Ela tá virando ali, ó. A Rotam entrou ali. Não sei pra quê. Ih, parou aí, ó, em frente à creche. Duas Rotams paradas aí em frente à Chaparral em frente à creche. Copiou, Praça 7?”, transmitiu um dos traficantes por volta das 21h de terça-feira. Em resposta, outro integrante da quadrilha, identificado como “Nado”, foi averiguar de perto e passar mais informações sobre a operação. “Já estou colando aí (se aproximando para monitorar a PM de perto).” De repente, um dos monitores transmite uma mensagem urgente alertando a um companheiro identificado como “Panda” para correr com as drogas, diante da aproximação da polícia. “Corre, Panda, corre Panda! A pedra (drogas) aqui, ó!”

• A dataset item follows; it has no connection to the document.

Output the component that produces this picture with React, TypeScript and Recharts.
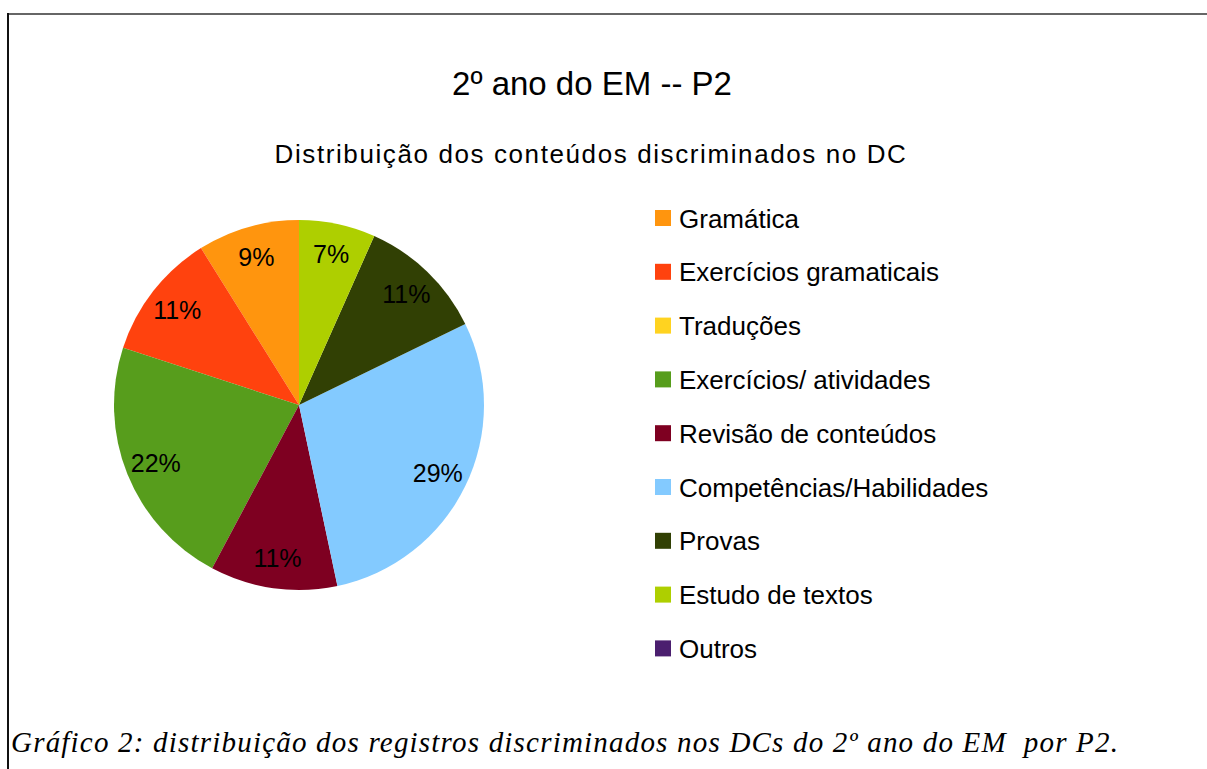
import { PieChart, Pie, Cell, Legend } from 'recharts';

const categories = [
  'Gramática',
  'Exercícios gramaticais',
  'Traduções',
  'Exercícios/ atividades',
  'Revisão de conteúdos',
  'Competências/Habilidades',
  'Provas',
  'Estudo de textos',
  'Outros',
];
const counts = [4, 5, 0, 10, 5, 13, 5, 3, 0];
const colors = ['#ff950e', '#ff420e', '#ffd320', '#579d1c', '#7e0021', '#83caff', '#314004', '#aecf00', '#4b1f6f'];

const chartTitle = '2º ano do EM -- P2';
const chartSubtitle = 'Distribuição dos conteúdos discriminados no DC';
const caption = 'Gráfico 2: distribuição dos registros discriminados nos DCs do 2º ano do EM  por P2.';

const data = categories.map((name, i) => ({ name, value: counts[i] }));

const FONT = '"Liberation Sans", Arial, sans-serif';
const RAD = Math.PI / 180;

// percentage inside each slice, skipped for empty categories
const renderLabel = (props: any) => {
  const { cx, cy, midAngle, outerRadius, percent } = props;
  if (!percent) return null;
  const r = outerRadius * 0.835;
  const x = cx + r * Math.cos(-midAngle * RAD);
  const y = cy + r * Math.sin(-midAngle * RAD);
  return (
    <text x={x} y={y} fill="#000" fontSize={25} fontFamily={FONT} textAnchor="middle" dominantBaseline="central">
      {`${Math.round(percent * 100)}%`}
    </text>
  );
};

const LegendContent = () => (
  <svg width={400} height={500} style={{ display: 'block' }}>
    {categories.map((name, i) => (
      <g key={name} transform={`translate(0, ${i * 53.8})`}>
        <rect x={0} y={10} width={16} height={16} fill={colors[i]} />
        <text x={24} y={27.5} fontFamily={FONT} fontSize={26} fill="#000">
          {name}
        </text>
      </g>
    ))}
  </svg>
);

export default function App() {
  return (
    <div style={{ position: 'absolute', left: 0, top: 0, width: 1207, height: 769, background: '#fff', overflow: 'hidden' }}>
      {/* frame */}
      <div style={{ position: 'absolute', left: 7, top: 13, width: 1200, height: 2, background: '#666' }} />
      <div style={{ position: 'absolute', left: 7, top: 13, width: 2, height: 756, background: '#111' }} />
      <div style={{ position: 'absolute', left: 0, top: 0 }}>
        <PieChart width={1207} height={700} margin={{ top: 0, right: 0, bottom: 0, left: 0 }}>
          <text x={592} y={95} textAnchor="middle" fontFamily={FONT} fontSize={33} fill="#000">
            {chartTitle}
          </text>
          <text x={591} y={163} textAnchor="middle" fontFamily={FONT} fontSize={26} letterSpacing={1.6} fill="#000">
            {chartSubtitle}
          </text>
          <Pie
            data={data}
            dataKey="value"
            nameKey="name"
            cx={299}
            cy={405}
            outerRadius={185}
            startAngle={90}
            endAngle={450}
            stroke="none"
            label={renderLabel}
            labelLine={false}
            isAnimationActive={false}
          >
            {data.map((entry, index) => (
              <Cell key={`cell-${index}`} fill={colors[index]} />
            ))}
          </Pie>
          <Legend
            content={<LegendContent />}
            layout="vertical"
            wrapperStyle={{ position: 'absolute', left: 655, top: 200, width: 400, bottom: 'auto', right: 'auto' }}
          />
        </PieChart>
      </div>
      <svg width={1207} height={769} style={{ position: 'absolute', left: 0, top: 0, pointerEvents: 'none' }}>
        <text
          x={11}
          y={752}
          fontFamily='"Liberation Serif", "Times New Roman", serif'
          fontStyle="italic"
          fontSize={29}
          letterSpacing={1.2}
          fill="#000"
          style={{ whiteSpace: 'pre' }}
        >
          {caption}
        </text>
      </svg>
    </div>
  );
}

Em vários momentos, moradores que circulam pela comunidade são monitorados para saber se são policiais ou membros de quadrilhas rivais. Caso sejam militares, a estratégia observada é a de informar a rota para que os traficantes possam fugir. Se a suspeita for de inimigos, os moradores são acompanhados e podem até ser agredidos ou baleados. Por volta de 20h, o homem que é chamado de Chandon e que exerce função de gerente do tráfico pergunta sobre duas pessoas que estão passando pelas ruas. “Ô Chandon. Ô Chandon, acho que é os home (polícia) aí, viu, Chandon? (sic)”, disse um dos olheiros. “Isso aí é morador, falou, Chandon, morador, falou?”, responde um dos olheiros mais próximos. “Ô Chandon, é morador daquele lugar que você falou lá, ó”, completa o criminoso, dando a entender que se trata de pessoas que vivem em locais dominados por gangues rivais. “Pois é, vamos monitorar”, responde o gerente.